To settle charges related to the packaging, marketing, sale, and issuance of residential mortgage-backed securities (RMBS), Citigroup will pay a total of $7 billion, including a record $4 billion fine to the Department of Justice (DOJ).

The deal was reached after months of negotiations – Citi’s first offer to settle was reportedly $363 million, a fraction of the final total – between the bank and the RMBS Working Group, a division of the Financial Fraud Enforcement Task Force consisting of state and federal authorities and financial regulators, and reported preparation by the DOJ to file a civil suit if a satisfactory settlement was not reached.

According to the settlement’s statement of facts, Citigroup securitized and sold RMBS with underlying mortgage loans that it knew had material defects between 2003 and 2008. Citi employees had knowledge that “significant percentages” of the loans reviewed in due diligence had material defects and yet the company securitized the loan pools with the defective loans and sold the resulting RMBS to investors for billions of dollars.

The DOJ highlighted internal company e-mails that documented both awareness of the problem and a failure to heed warnings. In one message, a trader wrote that he “went thru Diligence Reports and think that we should start praying … I would not be surprised if half of these loans went down,” adding, “It’s amazing that some of these loans were closed at all.”

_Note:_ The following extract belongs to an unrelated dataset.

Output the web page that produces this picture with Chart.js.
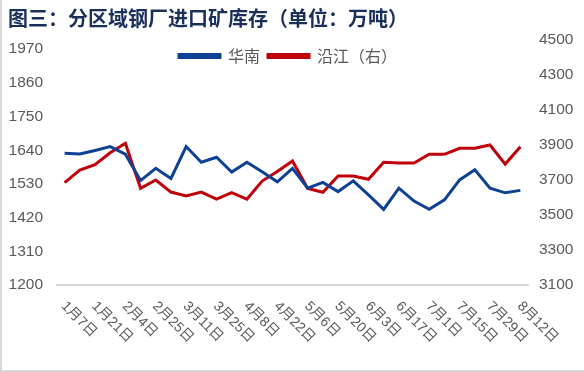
<!DOCTYPE html>
<html>
<head>
<meta charset="utf-8">
<script src="https://cdn.jsdelivr.net/npm/chart.js@4/dist/chart.umd.min.js"></script>
<style>
  html, body { margin: 0; padding: 0; background: #fff; }
  #wrap { width: 584px; height: 372px; position: relative; }
</style>
</head>
<body>
<div id="wrap"><canvas id="oreChart" width="584" height="372"></canvas></div>
<script>
// weekly dates (one week around the Spring Festival is missing)
const dates = ['1月7日', '1月14日', '1月21日', '1月28日', '2月4日', '2月18日', '2月25日', '3月4日',
    '3月11日', '3月18日', '3月25日', '4月1日', '4月8日', '4月15日', '4月22日', '4月29日',
    '5月6日', '5月13日', '5月20日', '5月27日', '6月3日', '6月10日', '6月17日', '6月24日',
    '7月1日', '7月8日', '7月15日', '7月22日', '7月29日', '8月5日', '8月12日'];

// 华南, left axis
const southChina = [1630, 1628, 1639, 1652, 1627, 1541, 1581, 1548, 1652, 1601, 1617, 1569, 1601, 1570, 1537, 1581,
    1516, 1535, 1505, 1540, 1494, 1447, 1516, 1474, 1447, 1478, 1543, 1576, 1516, 1501, 1509];

// 沿江, right axis
const alongRiver = [3685, 3757, 3788, 3856, 3910, 3652, 3700, 3631, 3609, 3631, 3591, 3628, 3590, 3694, 3748, 3809,
    3652, 3630, 3723, 3723, 3704, 3801, 3797, 3797, 3847, 3847, 3881, 3881, 3900, 3791, 3890];

const leftTicks = [1200, 1310, 1420, 1530, 1640, 1750, 1860, 1970];
const rightTicks = [3100, 3300, 3500, 3700, 3900, 4100, 4300, 4500];

const blue = '#0E4194';
const red = '#C0000B';
const grey = '#595959';

// x labels are turned clockwise, so draw them here at the scale's own positions
const dateLabels = {
    id: 'dateLabels',
    afterDraw(chart) {
        const ctx = chart.ctx;
        const xScale = chart.scales.x;
        ctx.save();
        ctx.font = '14px "Liberation Sans", "Noto Sans CJK SC", sans-serif';
        ctx.fillStyle = grey;
        ctx.textAlign = 'left';
        ctx.textBaseline = 'middle';
        dates.forEach(function (d, i) {
            if (i % 2 !== 0) return;
            ctx.save();
            ctx.translate(xScale.getPixelForValue(i) - 1, xScale.top + 19);
            ctx.rotate(Math.PI / 4);
            ctx.fillText(d, 0, 0);
            ctx.restore();
        });
        ctx.restore();
    }
};

const frame = {
    id: 'frame',
    beforeDraw(chart) {
        const ctx = chart.ctx;
        ctx.save();
        ctx.fillStyle = '#d9d9d9';
        ctx.fillRect(0, 0, 2, chart.height);
        ctx.fillRect(0, chart.height - 2, chart.width, 2);
        ctx.restore();
    }
};

// the legend sits inside the plot: it takes no room in the layout,
// then gets its real height back so it is not clipped away
const legendInside = {
    id: 'legendInside',
    afterLayout(chart) {
        const legend = chart.legend;
        if (legend && legend._fullHeight) {
            legend.height = legend._fullHeight;
            legend.bottom = legend.top + legend._fullHeight;
            legend.right -= 16;
            legend.width -= 16;
        }
    }
};

const plainNumber = v => String(v);

const ctx = document.getElementById('oreChart').getContext('2d');

const oreChart = new Chart(ctx, {
    type: 'line',
    data: {
        labels: dates,
        datasets: [{
            label: '华南',
            data: southChina,
            yAxisID: 'y',
            borderColor: blue,
            backgroundColor: blue,
            borderWidth: 3,
            pointRadius: 0,
            tension: 0
        }, {
            label: '沿江（右）',
            data: alongRiver,
            yAxisID: 'y1',
            borderColor: red,
            backgroundColor: red,
            borderWidth: 3,
            pointRadius: 0,
            tension: 0
        }]
    },
    options: {
        responsive: false,
        animation: false,
        layout: {
            padding: { left: 8, right: 0, top: 0, bottom: 0 }
        },
        plugins: {
            title: {
                display: true,
                text: '图三：分区域钢厂进口矿库存（单位：万吨）',
                align: 'start',
                color: '#1B2F5B',
                font: { family: '"Noto Sans CJK SC", sans-serif', size: 20, weight: 'bold' },
                padding: { top: 6, bottom: 10 }
            },
            legend: {
                position: 'top',
                align: 'center',
                labels: {
                    boxWidth: 41,
                    boxHeight: 3,
                    padding: 8,
                    color: grey,
                    font: { family: '"Noto Sans CJK SC", sans-serif', size: 16 }
                }
            },
            tooltip: { enabled: false }
        },
        scales: {
            x: {
                offset: true,
                grid: { display: false, drawTicks: false },
                border: { display: true, color: '#d9d9d9', width: 2 },
                ticks: { display: false },
                afterFit(scale) { scale.height = 87; }
            },
            y: {
                position: 'left',
                min: 1200,
                max: 2000,
                grid: { display: false, drawTicks: false },
                border: { display: false },
                afterBuildTicks(scale) { scale.ticks = leftTicks.map(v => ({ value: v })); },
                afterFit(scale) { scale.width = 49; },
                ticks: {
                    padding: 14,
                    color: grey,
                    callback: plainNumber,
                    font: { family: '"Liberation Sans", sans-serif', size: 15.5 }
                }
            },
            y1: {
                position: 'right',
                min: 3100,
                max: 4500,
                grid: { display: false, drawTicks: false },
                border: { display: false },
                afterBuildTicks(scale) { scale.ticks = rightTicks.map(v => ({ value: v })); },
                afterFit(scale) { scale.width = 56; },
                ticks: {
                    padding: 11,
                    color: grey,
                    callback: plainNumber,
                    font: { family: '"Liberation Sans", sans-serif', size: 15.5 }
                }
            }
        }
    },
    plugins: [frame, dateLabels, legendInside]
});

const legendFit = oreChart.legend.fit;
oreChart.legend.fit = function () {
    legendFit.call(this);
    this._fullHeight = this.height;
    this.height = 0;
};
oreChart.update();
</script>
</body>
</html>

The consent decree with the DOJ includes a record-setting $4 billion penalty based on the agency’s allegations that Citi violated the Financial Institutions Reform, Recovery and Enforcement Act (FIRREA) as well as $208.25 million to the Federal Deposit Insurance Corporation (FDIC) for securities claims. Five states will also receive funds: Citi agreed to pay $102.7 million to California, $92 million to New York, $45.7 million to Massachusetts, $44 million to Illinois, and $7.35 to Delaware.

The remaining $2.5 billion was promised to consumers. Citi will modify loan terms for struggling borrowers, provide donations to legal aid groups, and offer assistance with down payments. Because the bank does not service enough troubled loans to meet the settlement’s terms, it also agreed to pay $180 million to finance affordable rental housing in “high cost of living areas,” a move the DOJ said was intended to fill a gap in locations where cities and states cut funding for affordable housing in the wake of the financial crisis.

Citigroup’s required consumer relief must be completed by 2018.

To read the Statement of Facts, click here.

To read the settlement agreement, click here.

Why it matters: The settlement arguably is the product of a hard-line approach taken by the DOJ, providing the largest civil penalty ever. U.S. Attorney General Eric Holder characterized Citi’s conduct as “egregious,” adding that “the bank’s activities contributed mightily to the financial crisis that devastated our economy in 2008.” Holder also stated that the deal does not absolve Citi or its employees of possible criminal charges.